List of Achievements Grows
Online gaming has shown substantial and lasting growth in 2017, and October contributed to that trend by showing more than $20.5 million in revenue for poker and other authorized internet casino games. That amount represents a 23.4% increase over October of 2016 and the tenth straight month of revenues surpassing $20 million.
Even better is the total revenue for 2017 thus far of $204 million, which represents a 26.7% increase over the same point in 2016. And the total surpassing $200 million for the year already blows past the complete annual revenue for 2016, which was less than $197 million. With two more months left to tally results for 2017, the industry is poised to show immense growth overall in the past year.
New Jersey's Legal Online Gambling Industry Surpasses $200 Million Milestone For 2017, Setting Annual Revenue Record
Learn More: https://t.co/3r6BGBIECg
— Poker Alliance (@ppapoker) November 15, 2017
Statistics Don’t Lie
The numbers released by the New Jersey Division of Gaming Enforcement show a mixed bag for October, though the overall numbers are very positive.
As for online casino revenue alone, minus online poker, the numbers were up for the month and the year.
Online casino revenue in October 2017: $18,633,480
Online casino revenue in September 2017: $18,489,533
Online casino revenue in October 2016: $14,276,136
Month-on-month increase of .7%
Year-on-year increase of 23.4%
Poker continued its downswing in October. By looking at the numbers on the surface, there is a slight increase month over month, but this does not account for fewer days in September.

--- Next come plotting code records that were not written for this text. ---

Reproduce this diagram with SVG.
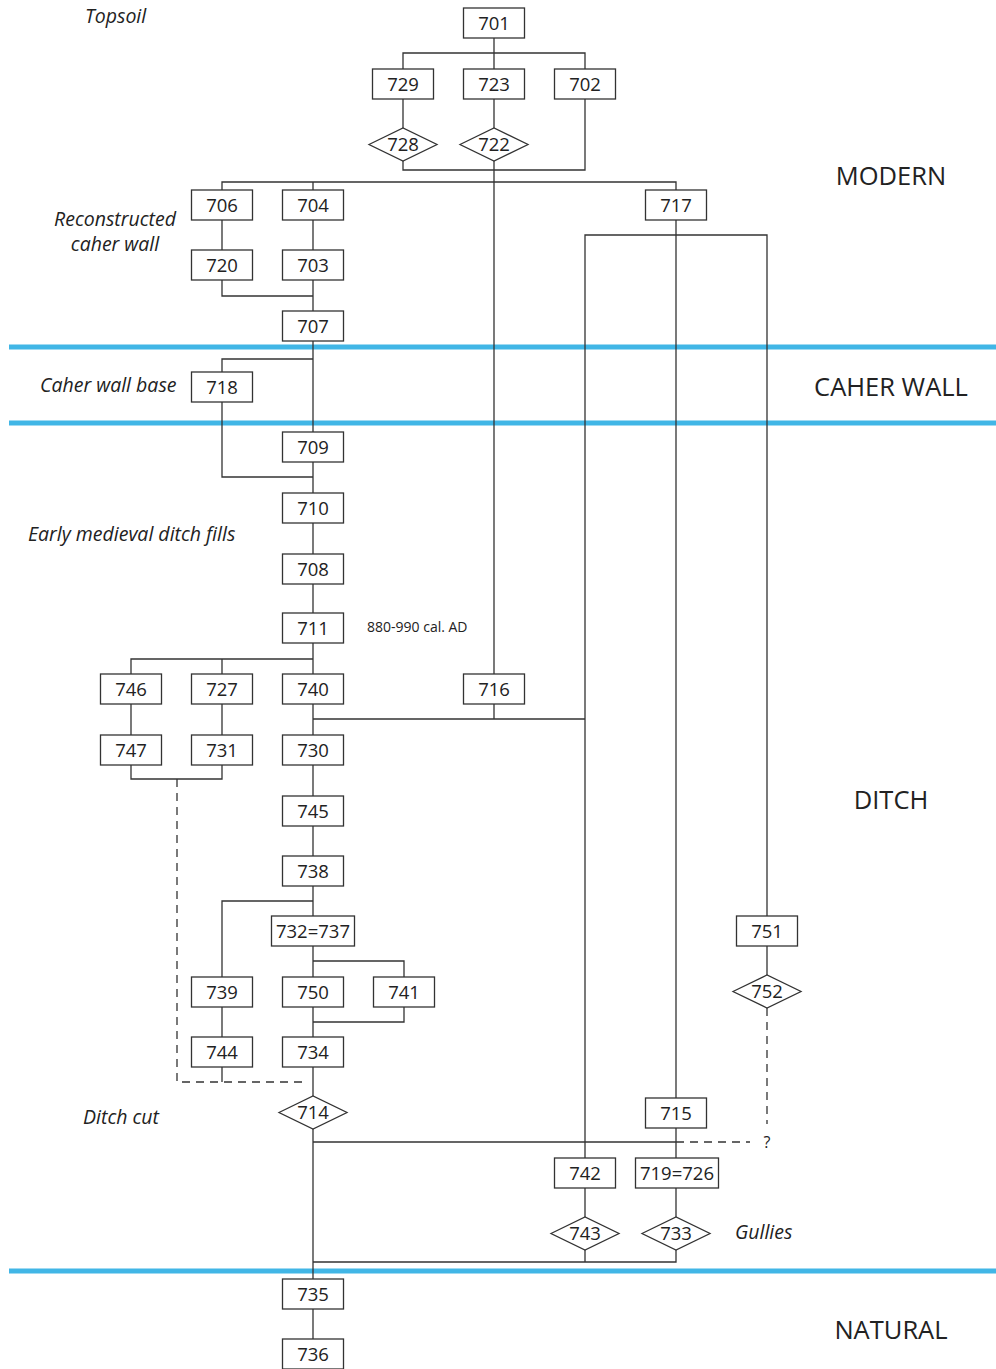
<svg xmlns="http://www.w3.org/2000/svg" width="996" height="1369" viewBox="0 0 996 1369">
<style>
.box{fill:#fff;stroke:#333;stroke-width:1.3}
.lbl{font-family:"Open Sans","Noto Sans",sans-serif;font-size:18.5px;fill:#222;text-anchor:middle}
.it{font-family:"Open Sans","Noto Sans",sans-serif;font-size:19.5px;font-style:italic;fill:#222}
.ph{font-family:"Open Sans","Noto Sans",sans-serif;font-size:25.5px;fill:#222;text-anchor:middle}
.c{fill:none;stroke:#333;stroke-width:1.3}
.d{fill:none;stroke:#333;stroke-width:1.3;stroke-dasharray:8 6}
.band{stroke:#41b6e6;stroke-width:5}
</style>
<rect width="996" height="1369" fill="#fff"/>
<g id="bands">
<line class="band" x1="9" y1="347" x2="996" y2="347"/>
<line class="band" x1="9" y1="423" x2="996" y2="423"/>
<line class="band" x1="9" y1="1271" x2="996" y2="1271"/>
</g>
<g id="connectors">
<path class="c" d="M494 38V69M403 69V53H585V69M403 99V128M494 99V128M403 161V170H585V99M494 161V674"/>
<path class="c" d="M222 190V182H676V190M313 182V190M222 220V250M313 220V250M222 280V296H313M313 280V311M313 341V432"/>
<path class="c" d="M222 372V359H313M222 402V477H313M313 462V493M313 523V554M313 584V613M313 643V674M131 674V659H313M222 659V674"/>
<path class="c" d="M131 704V735M222 704V735M131 765V779H222V765M313 704V735M313 719H585M494 704V719"/>
<path class="c" d="M676 220V1098M585 1158V235H767V916"/>
<path class="c" d="M313 765V796M313 826V856M313 886V916M222 977V901H313M222 1007V1037M222 1067V1082M313 946V977M313 961H404V977M404 1007V1022H313M313 1007V1037M313 1067V1096M313 1129V1279M313 1142H676M676 1128V1158M767 946V975M585 1188V1217M676 1188V1217M585 1250V1262M676 1250V1262H313M313 1309V1339"/>
<path class="d" d="M177 779V1082H308M676 1142H750M767 1008V1124"/>
</g>
<g id="n701"><rect class="box" x="463.5" y="8" width="61" height="30"/><text class="lbl" x="494" y="29.5">701</text></g>
<g id="n729"><rect class="box" x="372.5" y="69" width="61" height="30"/><text class="lbl" x="403" y="90.5">729</text></g>
<g id="n723"><rect class="box" x="463.5" y="69" width="61" height="30"/><text class="lbl" x="494" y="90.5">723</text></g>
<g id="n702"><rect class="box" x="554.5" y="69" width="61" height="30"/><text class="lbl" x="585" y="90.5">702</text></g>
<g id="n728"><polygon class="box" points="369,144.5 403,128 437,144.5 403,161"/><text class="lbl" x="403" y="151">728</text></g>
<g id="n722"><polygon class="box" points="460,144.5 494,128 528,144.5 494,161"/><text class="lbl" x="494" y="151">722</text></g>
<g id="n706"><rect class="box" x="191.5" y="190" width="61" height="30"/><text class="lbl" x="222" y="211.5">706</text></g>
<g id="n704"><rect class="box" x="282.5" y="190" width="61" height="30"/><text class="lbl" x="313" y="211.5">704</text></g>
<g id="n717"><rect class="box" x="645.5" y="190" width="61" height="30"/><text class="lbl" x="676" y="211.5">717</text></g>
<g id="n720"><rect class="box" x="191.5" y="250" width="61" height="30"/><text class="lbl" x="222" y="271.5">720</text></g>
<g id="n703"><rect class="box" x="282.5" y="250" width="61" height="30"/><text class="lbl" x="313" y="271.5">703</text></g>
<g id="n707"><rect class="box" x="282.5" y="311" width="61" height="30"/><text class="lbl" x="313" y="332.5">707</text></g>
<g id="n718"><rect class="box" x="191.5" y="372" width="61" height="30"/><text class="lbl" x="222" y="393.5">718</text></g>
<g id="n709"><rect class="box" x="282.5" y="432" width="61" height="30"/><text class="lbl" x="313" y="453.5">709</text></g>
<g id="n710"><rect class="box" x="282.5" y="493" width="61" height="30"/><text class="lbl" x="313" y="514.5">710</text></g>
<g id="n708"><rect class="box" x="282.5" y="554" width="61" height="30"/><text class="lbl" x="313" y="575.5">708</text></g>
<g id="n711"><rect class="box" x="282.5" y="613" width="61" height="30"/><text class="lbl" x="313" y="634.5">711</text></g>
<g id="n746"><rect class="box" x="100.5" y="674" width="61" height="30"/><text class="lbl" x="131" y="695.5">746</text></g>
<g id="n727"><rect class="box" x="191.5" y="674" width="61" height="30"/><text class="lbl" x="222" y="695.5">727</text></g>
<g id="n740"><rect class="box" x="282.5" y="674" width="61" height="30"/><text class="lbl" x="313" y="695.5">740</text></g>
<g id="n716"><rect class="box" x="463.5" y="674" width="61" height="30"/><text class="lbl" x="494" y="695.5">716</text></g>
<g id="n747"><rect class="box" x="100.5" y="735" width="61" height="30"/><text class="lbl" x="131" y="756.5">747</text></g>
<g id="n731"><rect class="box" x="191.5" y="735" width="61" height="30"/><text class="lbl" x="222" y="756.5">731</text></g>
<g id="n730"><rect class="box" x="282.5" y="735" width="61" height="30"/><text class="lbl" x="313" y="756.5">730</text></g>
<g id="n745"><rect class="box" x="282.5" y="796" width="61" height="30"/><text class="lbl" x="313" y="817.5">745</text></g>
<g id="n738"><rect class="box" x="282.5" y="856" width="61" height="30"/><text class="lbl" x="313" y="877.5">738</text></g>
<g id="n732"><rect class="box" x="271.5" y="916" width="83" height="30"/><text class="lbl" x="313" y="937.5">732=737</text></g>
<g id="n751"><rect class="box" x="736.5" y="916" width="61" height="30"/><text class="lbl" x="767" y="937.5">751</text></g>
<g id="n739"><rect class="box" x="191.5" y="977" width="61" height="30"/><text class="lbl" x="222" y="998.5">739</text></g>
<g id="n750"><rect class="box" x="282.5" y="977" width="61" height="30"/><text class="lbl" x="313" y="998.5">750</text></g>
<g id="n741"><rect class="box" x="373.5" y="977" width="61" height="30"/><text class="lbl" x="404" y="998.5">741</text></g>
<g id="n752"><polygon class="box" points="733,991.5 767,975 801,991.5 767,1008"/><text class="lbl" x="767" y="998">752</text></g>
<g id="n744"><rect class="box" x="191.5" y="1037" width="61" height="30"/><text class="lbl" x="222" y="1058.5">744</text></g>
<g id="n734"><rect class="box" x="282.5" y="1037" width="61" height="30"/><text class="lbl" x="313" y="1058.5">734</text></g>
<g id="n714"><polygon class="box" points="279,1112.5 313,1096 347,1112.5 313,1129"/><text class="lbl" x="313" y="1119">714</text></g>
<g id="n715"><rect class="box" x="645.5" y="1098" width="61" height="30"/><text class="lbl" x="676" y="1119.5">715</text></g>
<g id="n742"><rect class="box" x="554.5" y="1158" width="61" height="30"/><text class="lbl" x="585" y="1179.5">742</text></g>
<g id="n719"><rect class="box" x="635.5" y="1158" width="83" height="30"/><text class="lbl" x="677" y="1179.5">719=726</text></g>
<g id="n743"><polygon class="box" points="551,1233.5 585,1217 619,1233.5 585,1250"/><text class="lbl" x="585" y="1240">743</text></g>
<g id="n733"><polygon class="box" points="642,1233.5 676,1217 710,1233.5 676,1250"/><text class="lbl" x="676" y="1240">733</text></g>
<g id="n735"><rect class="box" x="282.5" y="1279" width="61" height="30"/><text class="lbl" x="313" y="1300.5">735</text></g>
<g id="n736"><rect class="box" x="282.5" y="1339" width="61" height="30"/><text class="lbl" x="313" y="1360.5">736</text></g>
<g id="labels">
<text class="it" x="85" y="23">Topsoil</text>
<text class="it" x="115" y="226" text-anchor="middle">Reconstructed</text>
<text class="it" x="115" y="251" text-anchor="middle">caher wall</text>
<text class="it" x="40" y="392">Caher wall base</text>
<text class="it" x="28" y="541">Early medieval ditch fills</text>
<text x="367" y="632" style="font-family:'Open Sans','Noto Sans',sans-serif;font-size:14px;fill:#222">880-990 cal. AD</text>
<text class="it" x="83" y="1124">Ditch cut</text>
<text class="it" x="735" y="1239">Gullies</text>
<text class="lbl" x="767" y="1148" style="font-size:16px">?</text>
<text class="ph" x="891" y="185">MODERN</text>
<text class="ph" x="891" y="396">CAHER WALL</text>
<text class="ph" x="891" y="809">DITCH</text>
<text class="ph" x="891" y="1339">NATURAL</text>
</g>
</svg>
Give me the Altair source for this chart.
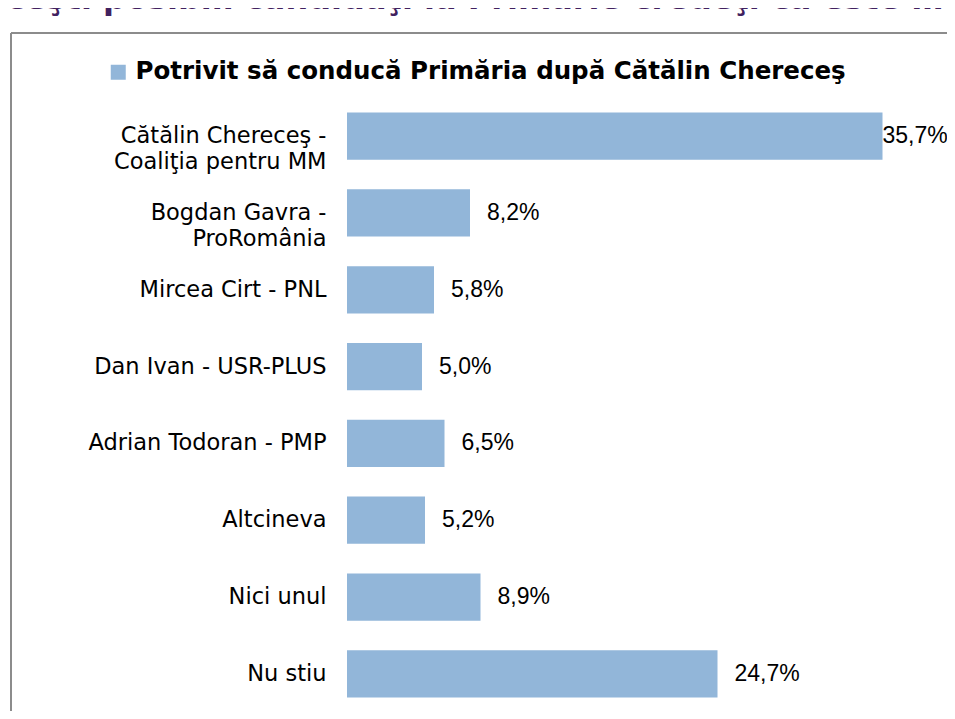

Revenue in October 2017: $1,934,145
Revenue in September 2017: $1,902,249
Revenue in October 2016: $2,389,752
Month-on-month increase of 1.6%
Year-on-year decrease of 19.1%
When the numbers are put together, the year-on-year increase is still very positive.
Online gaming revenue in October 2017: $20,567,625
Online gaming revenue in October 2016: $16,665,888
Year-on-year increase of 19%
Online Poker Needs a Boost
The boost that New Jersey needs is coming in the form of shared online poker liquidity with Nevada and Delaware, though it appears that only 888-WSOP will benefit at the beginning. It is also unclear when the shared network will launch or how other sites may find ways to join the fray by launching operations in Nevada or Delaware.
And with Pennsylvania now preparing to launch its own online casino and poker industry, there is a great likelihood that it will also join the interstate liquidity project and boost the numbers even further.
Pennsylvania becomes fourth U.S. state to legalize online poker
after nevada, new jersey, deleware and now penn pic.twitter.com/BXJ4TuMTIe
— SALAH, BALE AND TERRY (@itessa123) November 4, 2017
However, this ignores a serious problem with online poker in and of itself. While most of the New Jersey market is thriving and continuously attracting more customers, the sites have not been able to mimic that success. Of course, the profits from poker as a peer-to-peer game rely on rake while online slots and table games allow the house to collect profits, but poker used to be a wildly popular game, one that had players around the world scrambling to make time to play, improve skills, and take a shot at a professional career. The global nature of the game has been broken by individual country governments and new restrictive regulations, but this may also have destroyed some of the passion for the game as well. And small markets like New Jersey are not able to rekindle players’ former romance with poker.
A shared market may be able to address that issue in part, as cross-state marketing could spur some growth and entice players with more cash games and larger tournaments. However, poker operators hoping for success in the United States are going to have to take a look at what can be done to bring back some of the excitement of the game. That may include entirely new marketing tactics, creating an appeal to new demographics, and intertwining live and online poker more closely to resemble its prior successful pairing.
The launch of a shared market may entice online poker operators to take those steps.